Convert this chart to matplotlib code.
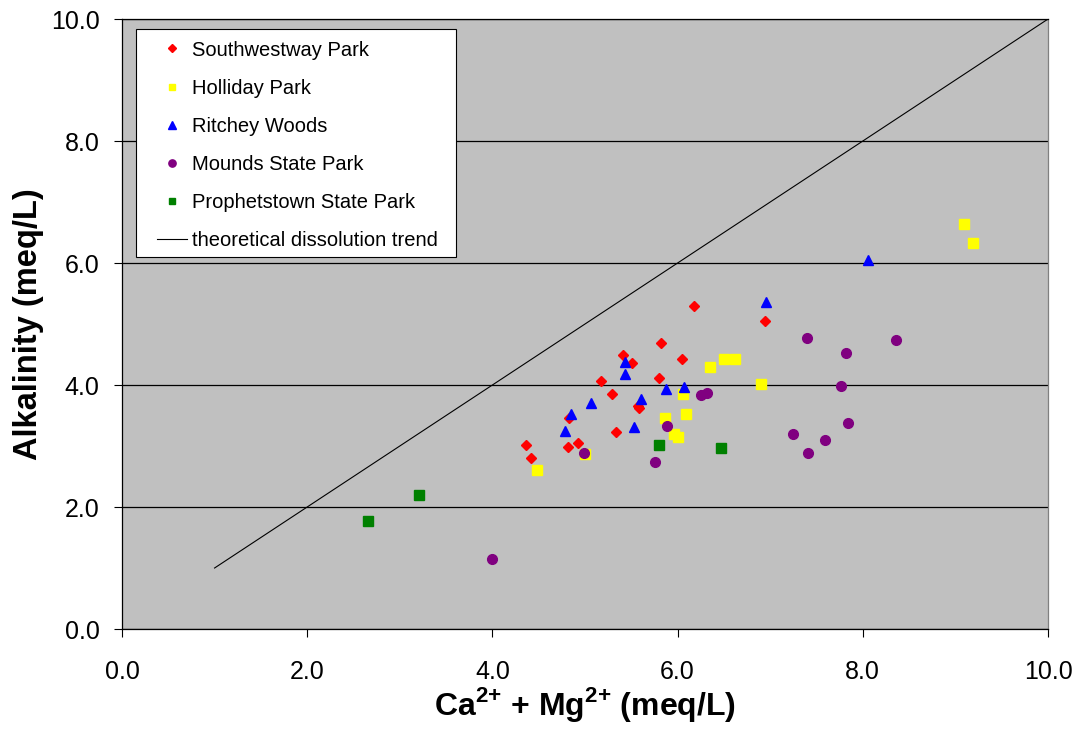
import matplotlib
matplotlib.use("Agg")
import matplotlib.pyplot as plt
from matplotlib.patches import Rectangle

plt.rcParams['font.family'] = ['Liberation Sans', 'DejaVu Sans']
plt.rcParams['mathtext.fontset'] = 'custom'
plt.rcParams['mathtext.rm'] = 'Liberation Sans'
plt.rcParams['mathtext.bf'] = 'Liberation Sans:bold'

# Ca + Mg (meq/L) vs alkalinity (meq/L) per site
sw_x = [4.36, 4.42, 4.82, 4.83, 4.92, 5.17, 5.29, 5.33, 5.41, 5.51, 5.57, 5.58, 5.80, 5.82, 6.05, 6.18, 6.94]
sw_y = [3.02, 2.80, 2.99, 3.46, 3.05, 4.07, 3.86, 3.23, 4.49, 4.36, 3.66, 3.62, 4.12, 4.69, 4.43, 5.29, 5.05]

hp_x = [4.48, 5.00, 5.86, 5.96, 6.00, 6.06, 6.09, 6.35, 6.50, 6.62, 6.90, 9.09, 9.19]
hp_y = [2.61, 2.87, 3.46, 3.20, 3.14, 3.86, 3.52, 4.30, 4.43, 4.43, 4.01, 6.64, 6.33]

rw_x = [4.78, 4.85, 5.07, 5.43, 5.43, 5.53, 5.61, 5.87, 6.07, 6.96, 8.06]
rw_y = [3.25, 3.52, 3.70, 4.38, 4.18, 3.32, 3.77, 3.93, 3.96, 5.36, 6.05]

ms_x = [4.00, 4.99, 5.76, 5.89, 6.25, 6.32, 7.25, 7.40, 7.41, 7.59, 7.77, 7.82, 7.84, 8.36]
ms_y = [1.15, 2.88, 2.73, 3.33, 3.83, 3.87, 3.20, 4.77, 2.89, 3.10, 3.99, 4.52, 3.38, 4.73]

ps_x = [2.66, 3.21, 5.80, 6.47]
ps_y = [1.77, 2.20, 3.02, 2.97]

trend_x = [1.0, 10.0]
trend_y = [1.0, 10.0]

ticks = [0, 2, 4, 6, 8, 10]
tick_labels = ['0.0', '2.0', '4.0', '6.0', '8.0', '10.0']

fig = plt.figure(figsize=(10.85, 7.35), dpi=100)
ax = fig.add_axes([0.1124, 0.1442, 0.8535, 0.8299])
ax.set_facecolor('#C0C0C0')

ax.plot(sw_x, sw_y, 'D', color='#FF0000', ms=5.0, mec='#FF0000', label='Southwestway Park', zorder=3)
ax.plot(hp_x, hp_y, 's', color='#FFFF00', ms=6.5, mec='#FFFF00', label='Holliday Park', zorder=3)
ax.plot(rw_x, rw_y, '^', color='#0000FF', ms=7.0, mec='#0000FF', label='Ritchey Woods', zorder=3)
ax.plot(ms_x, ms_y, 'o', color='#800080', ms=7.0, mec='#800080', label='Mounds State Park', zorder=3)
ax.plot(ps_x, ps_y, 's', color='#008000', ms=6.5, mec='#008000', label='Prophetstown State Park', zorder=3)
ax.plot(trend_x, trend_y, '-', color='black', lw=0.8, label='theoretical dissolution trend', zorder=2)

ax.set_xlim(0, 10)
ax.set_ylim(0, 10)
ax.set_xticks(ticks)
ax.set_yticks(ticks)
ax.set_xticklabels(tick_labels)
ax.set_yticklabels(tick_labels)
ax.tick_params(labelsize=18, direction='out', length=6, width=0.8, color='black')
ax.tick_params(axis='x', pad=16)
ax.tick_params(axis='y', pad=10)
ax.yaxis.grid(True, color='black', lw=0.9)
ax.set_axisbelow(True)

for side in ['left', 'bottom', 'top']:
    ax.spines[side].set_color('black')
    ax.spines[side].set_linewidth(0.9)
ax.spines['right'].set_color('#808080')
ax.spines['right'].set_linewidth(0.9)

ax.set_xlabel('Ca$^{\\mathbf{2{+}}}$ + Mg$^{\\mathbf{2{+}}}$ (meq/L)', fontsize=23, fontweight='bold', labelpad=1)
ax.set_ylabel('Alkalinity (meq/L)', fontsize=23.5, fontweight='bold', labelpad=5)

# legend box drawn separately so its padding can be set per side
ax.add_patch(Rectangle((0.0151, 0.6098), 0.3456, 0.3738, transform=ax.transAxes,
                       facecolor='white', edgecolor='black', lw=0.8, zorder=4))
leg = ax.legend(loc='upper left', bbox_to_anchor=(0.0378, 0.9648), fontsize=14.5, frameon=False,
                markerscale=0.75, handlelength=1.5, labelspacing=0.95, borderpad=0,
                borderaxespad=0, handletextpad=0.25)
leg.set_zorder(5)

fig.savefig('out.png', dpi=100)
----------------
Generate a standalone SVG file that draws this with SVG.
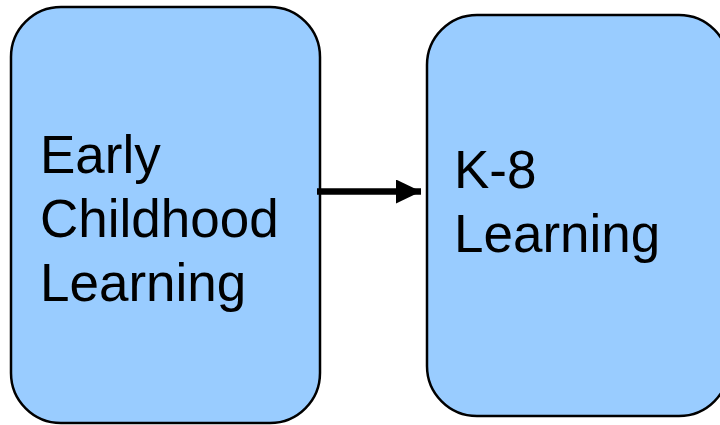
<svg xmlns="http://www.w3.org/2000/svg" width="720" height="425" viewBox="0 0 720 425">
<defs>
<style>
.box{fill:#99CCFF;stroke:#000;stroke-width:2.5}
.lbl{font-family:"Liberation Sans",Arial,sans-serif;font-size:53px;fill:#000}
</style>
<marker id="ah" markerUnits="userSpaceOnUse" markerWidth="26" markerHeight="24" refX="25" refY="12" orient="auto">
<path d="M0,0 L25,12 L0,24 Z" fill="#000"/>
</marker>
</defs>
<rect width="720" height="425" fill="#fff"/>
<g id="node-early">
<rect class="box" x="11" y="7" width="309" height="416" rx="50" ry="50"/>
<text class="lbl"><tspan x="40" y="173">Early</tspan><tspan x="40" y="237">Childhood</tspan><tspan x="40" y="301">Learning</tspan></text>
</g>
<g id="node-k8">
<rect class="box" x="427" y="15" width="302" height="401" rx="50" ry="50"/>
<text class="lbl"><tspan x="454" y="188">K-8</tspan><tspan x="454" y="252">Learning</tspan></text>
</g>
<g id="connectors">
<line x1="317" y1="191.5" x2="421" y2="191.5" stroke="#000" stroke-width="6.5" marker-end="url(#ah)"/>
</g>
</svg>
----------------
TASK GOAL:
Skip the pictures. Set down only the lines from the one containing "Convert this chart to matplotlib code." through the one containing "3.96, 5.36, 6.05]", exactly as they appear, ends included.

RESULT OF THIS TASK:
Convert this chart to matplotlib code.
import matplotlib
matplotlib.use("Agg")
import matplotlib.pyplot as plt
from matplotlib.patches import Rectangle

plt.rcParams['font.family'] = ['Liberation Sans', 'DejaVu Sans']
plt.rcParams['mathtext.fontset'] = 'custom'
plt.rcParams['mathtext.rm'] = 'Liberation Sans'
plt.rcParams['mathtext.bf'] = 'Liberation Sans:bold'

# Ca + Mg (meq/L) vs alkalinity (meq/L) per site
sw_x = [4.36, 4.42, 4.82, 4.83, 4.92, 5.17, 5.29, 5.33, 5.41, 5.51, 5.57, 5.58, 5.80, 5.82, 6.05, 6.18, 6.94]
sw_y = [3.02, 2.80, 2.99, 3.46, 3.05, 4.07, 3.86, 3.23, 4.49, 4.36, 3.66, 3.62, 4.12, 4.69, 4.43, 5.29, 5.05]

hp_x = [4.48, 5.00, 5.86, 5.96, 6.00, 6.06, 6.09, 6.35, 6.50, 6.62, 6.90, 9.09, 9.19]
hp_y = [2.61, 2.87, 3.46, 3.20, 3.14, 3.86, 3.52, 4.30, 4.43, 4.43, 4.01, 6.64, 6.33]

rw_x = [4.78, 4.85, 5.07, 5.43, 5.43, 5.53, 5.61, 5.87, 6.07, 6.96, 8.06]
rw_y = [3.25, 3.52, 3.70, 4.38, 4.18, 3.32, 3.77, 3.93, 3.96, 5.36, 6.05]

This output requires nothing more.